Dataset section:
=====

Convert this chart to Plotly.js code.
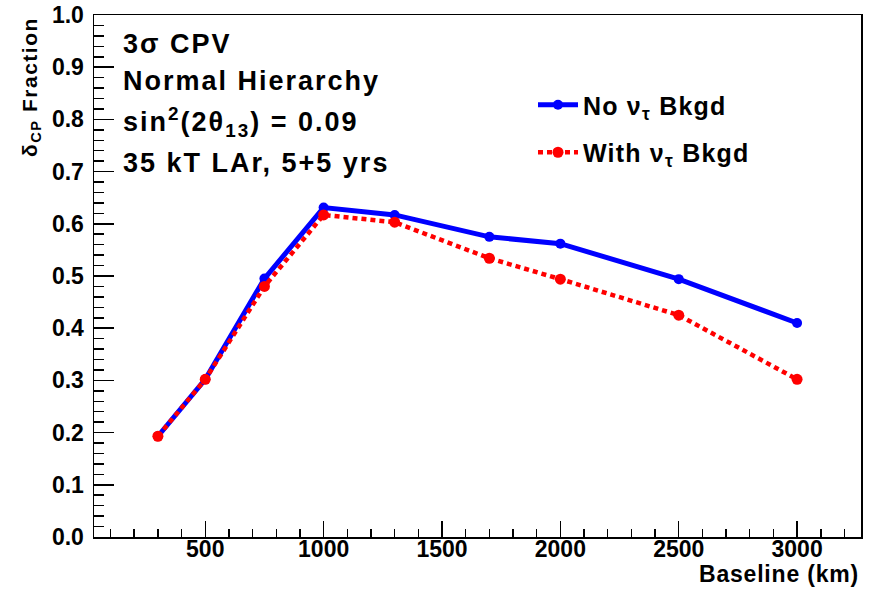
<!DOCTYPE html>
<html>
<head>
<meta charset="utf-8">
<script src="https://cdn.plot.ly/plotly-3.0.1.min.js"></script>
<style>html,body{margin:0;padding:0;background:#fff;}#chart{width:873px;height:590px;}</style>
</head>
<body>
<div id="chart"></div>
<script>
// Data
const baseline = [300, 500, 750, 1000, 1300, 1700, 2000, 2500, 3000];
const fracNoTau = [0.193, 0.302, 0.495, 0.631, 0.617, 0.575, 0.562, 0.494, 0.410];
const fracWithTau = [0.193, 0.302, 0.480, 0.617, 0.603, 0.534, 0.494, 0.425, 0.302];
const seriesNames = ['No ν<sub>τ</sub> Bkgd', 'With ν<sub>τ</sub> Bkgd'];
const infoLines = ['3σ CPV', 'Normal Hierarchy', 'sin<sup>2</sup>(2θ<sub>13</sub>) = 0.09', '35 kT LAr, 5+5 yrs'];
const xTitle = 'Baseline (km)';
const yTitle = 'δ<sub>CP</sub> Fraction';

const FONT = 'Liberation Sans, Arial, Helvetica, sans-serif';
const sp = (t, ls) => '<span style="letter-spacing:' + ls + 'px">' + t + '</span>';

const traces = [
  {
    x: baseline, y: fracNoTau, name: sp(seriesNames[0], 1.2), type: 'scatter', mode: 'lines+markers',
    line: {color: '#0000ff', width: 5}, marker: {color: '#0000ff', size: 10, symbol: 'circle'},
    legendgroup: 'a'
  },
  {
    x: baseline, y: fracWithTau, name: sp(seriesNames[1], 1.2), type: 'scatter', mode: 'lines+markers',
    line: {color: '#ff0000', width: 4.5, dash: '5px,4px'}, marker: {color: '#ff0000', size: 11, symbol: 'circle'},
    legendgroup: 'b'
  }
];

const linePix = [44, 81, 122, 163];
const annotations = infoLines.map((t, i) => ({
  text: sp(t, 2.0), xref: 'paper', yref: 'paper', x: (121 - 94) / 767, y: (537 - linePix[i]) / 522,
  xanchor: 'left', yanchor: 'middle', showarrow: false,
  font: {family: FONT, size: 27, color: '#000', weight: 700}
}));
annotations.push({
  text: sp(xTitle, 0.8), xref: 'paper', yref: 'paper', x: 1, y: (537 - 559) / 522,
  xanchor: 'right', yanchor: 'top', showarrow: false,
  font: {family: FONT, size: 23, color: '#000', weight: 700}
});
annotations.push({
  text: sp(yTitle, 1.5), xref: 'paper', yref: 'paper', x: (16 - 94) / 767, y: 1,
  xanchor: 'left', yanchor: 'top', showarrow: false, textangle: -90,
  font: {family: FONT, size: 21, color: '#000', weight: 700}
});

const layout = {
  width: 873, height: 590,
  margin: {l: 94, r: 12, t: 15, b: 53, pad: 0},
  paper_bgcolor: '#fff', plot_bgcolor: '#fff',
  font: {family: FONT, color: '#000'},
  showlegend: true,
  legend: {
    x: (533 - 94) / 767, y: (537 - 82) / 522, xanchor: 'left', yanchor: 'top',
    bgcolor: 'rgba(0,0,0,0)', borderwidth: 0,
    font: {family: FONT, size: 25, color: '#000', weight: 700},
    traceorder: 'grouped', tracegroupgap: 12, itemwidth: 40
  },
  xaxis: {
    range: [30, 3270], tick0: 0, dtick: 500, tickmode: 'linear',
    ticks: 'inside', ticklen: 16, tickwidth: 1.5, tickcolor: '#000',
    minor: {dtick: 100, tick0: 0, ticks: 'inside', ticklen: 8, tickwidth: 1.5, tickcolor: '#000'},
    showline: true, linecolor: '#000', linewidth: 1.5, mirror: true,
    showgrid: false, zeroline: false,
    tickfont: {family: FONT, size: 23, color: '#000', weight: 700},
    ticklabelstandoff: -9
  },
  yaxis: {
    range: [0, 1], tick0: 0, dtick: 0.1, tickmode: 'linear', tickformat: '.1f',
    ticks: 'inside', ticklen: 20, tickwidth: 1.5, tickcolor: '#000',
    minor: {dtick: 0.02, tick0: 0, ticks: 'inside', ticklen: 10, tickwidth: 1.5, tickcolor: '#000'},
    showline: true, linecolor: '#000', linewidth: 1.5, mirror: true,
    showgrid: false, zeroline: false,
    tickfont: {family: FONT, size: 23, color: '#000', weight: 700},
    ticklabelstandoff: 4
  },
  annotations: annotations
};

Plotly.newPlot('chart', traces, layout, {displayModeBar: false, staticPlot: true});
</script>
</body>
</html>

=====

What is being asked:
With all pictures left out, please transcribe exactly the lines from the start of the material through the line with "const yTitle = 'δ<sub>CP</sub> Fraction';".

Exercise result:
Convert this chart to Plotly.js code.
<!DOCTYPE html>
<html>
<head>
<meta charset="utf-8">
<script src="https://cdn.plot.ly/plotly-3.0.1.min.js"></script>
<style>html,body{margin:0;padding:0;background:#fff;}#chart{width:873px;height:590px;}</style>
</head>
<body>
<div id="chart"></div>
<script>
// Data
const baseline = [300, 500, 750, 1000, 1300, 1700, 2000, 2500, 3000];
const fracNoTau = [0.193, 0.302, 0.495, 0.631, 0.617, 0.575, 0.562, 0.494, 0.410];
const fracWithTau = [0.193, 0.302, 0.480, 0.617, 0.603, 0.534, 0.494, 0.425, 0.302];
const seriesNames = ['No ν<sub>τ</sub> Bkgd', 'With ν<sub>τ</sub> Bkgd'];
const infoLines = ['3σ CPV', 'Normal Hierarchy', 'sin<sup>2</sup>(2θ<sub>13</sub>) = 0.09', '35 kT LAr, 5+5 yrs'];
const xTitle = 'Baseline (km)';
const yTitle = 'δ<sub>CP</sub> Fraction';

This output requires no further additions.